At the beginning of Chapter 13 in Cry, the Beloved Country, whats does Kumalo fear about Absalom? What does he admit to himself about the tribe?

At the beginning of Chapter 13, Kumalo fears that what he has heard is true, that his son Absalom might indeed have killed a man.  He knows without question that his son has



"gone astray in the geat city, where so many others had gone astray before him...(he has) become a thief, moving like a vagabond from place to place, living with a girl who (is) herself no more than a child, father of a child who would have...no name".



Yet Kumalo does not yet know for certain that Absalom is guilty as charged for killing the white man.  The old priest cannot imagine how this could be so, how a man can be so broken that "he could bring himself to kill another".  As he wonders how he and his wife have failed in raising up their son, Kumalo experiences a moment of false hope, because he is sure that



"...there (is) nothing, nothing in all the years at Ndotsheni, nothing in all the years of the boyhood of his son, that could make it possible for him to do so terrible a deed".



Kumalo's exposure to the alien world of the city has made him understand one thing about the tribe, however.  He admits that



"the tribe (is) broken, and would be mended no more".

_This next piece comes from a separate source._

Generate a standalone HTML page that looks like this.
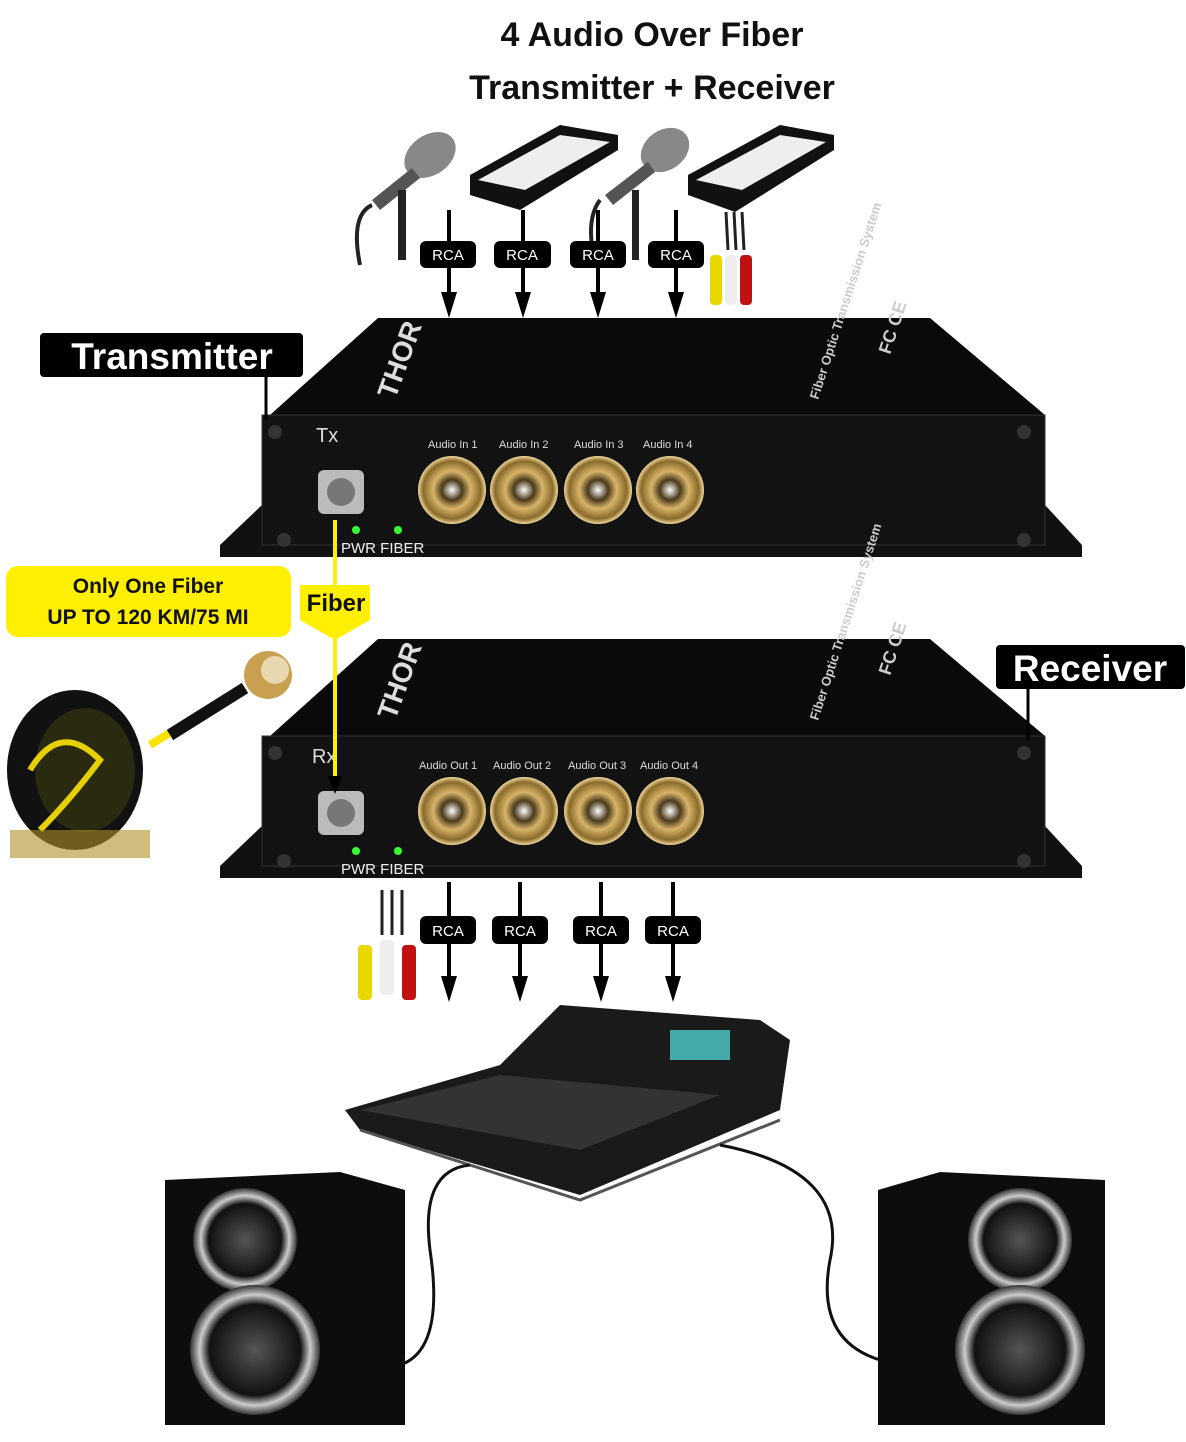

Kumalo can clearly see that "the tribe that had nurtured him, and his father and his father's father" cannot meet the needs of the young people of the day.  It can sustain them no longer, neither physically nor spiritually; and as the young men and women leave in droves for the unforgiving city, Kumalo realizes that his mission now is to educate them so that when they go away, they will have a strong but new foundation, "something that (will) take the place of the tribal law and custom" (Chapter 13).